Discrete variational method for the energy-band problem with general crystal potentials

A general variational method for efficiently calculating energy bands and charge densities in solids is presented; the method can be viewed as a weighted local-energy procedure or alternately as a numerical integration scheme. This rapidly convergent procedure circumvents many of the difficulties associated with the evaluation of matrix elements of the Hamiltonian in an arbitrary basis and treats the general nonspherical potential with no more complication than the usual "muffin-tin" approximation. Thus the band structure of ionic and covalent materials can be calculated with realistic crystal potentials. As an example, the method is applied to the one-electron model Hamiltonian with a nonspherical local potential, using a linear combination of atomic orbitals basis. Matrix elements of the Hamiltonian are evaluated directly without decomposition into atomic basis integrals; no "tight-binding" approximations are made.
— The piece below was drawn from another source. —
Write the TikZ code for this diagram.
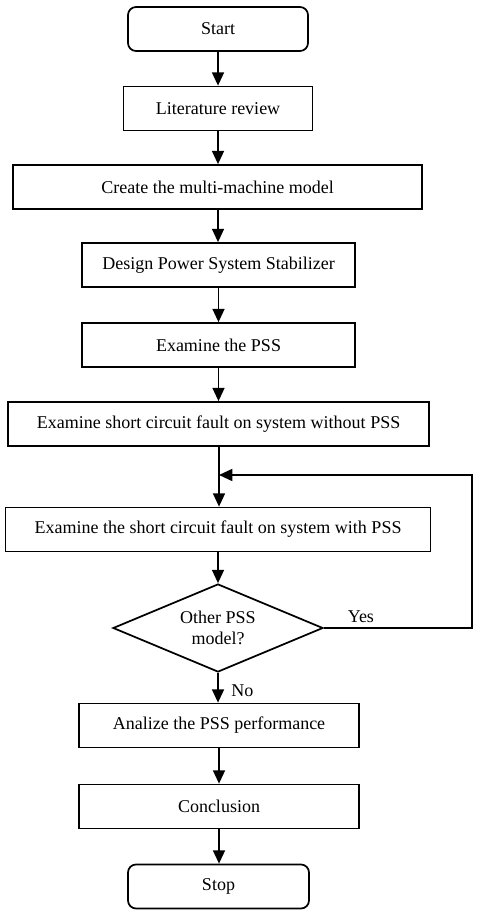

Detailed calculations are presented for the band structure and charge density of bcc lithium which demonstrate the feasibility of our method, and reveal the sensitivity of the energy bands to nonspherical and exchange components of the crystal potential. Various prescriptions for the construction of crystal potentials are considered, and convenient least-squares expansions are described. The extension of these methods to nonlocal potentials such as are encountered in the Hartree-Fock self-consistent-field procedure is discussed.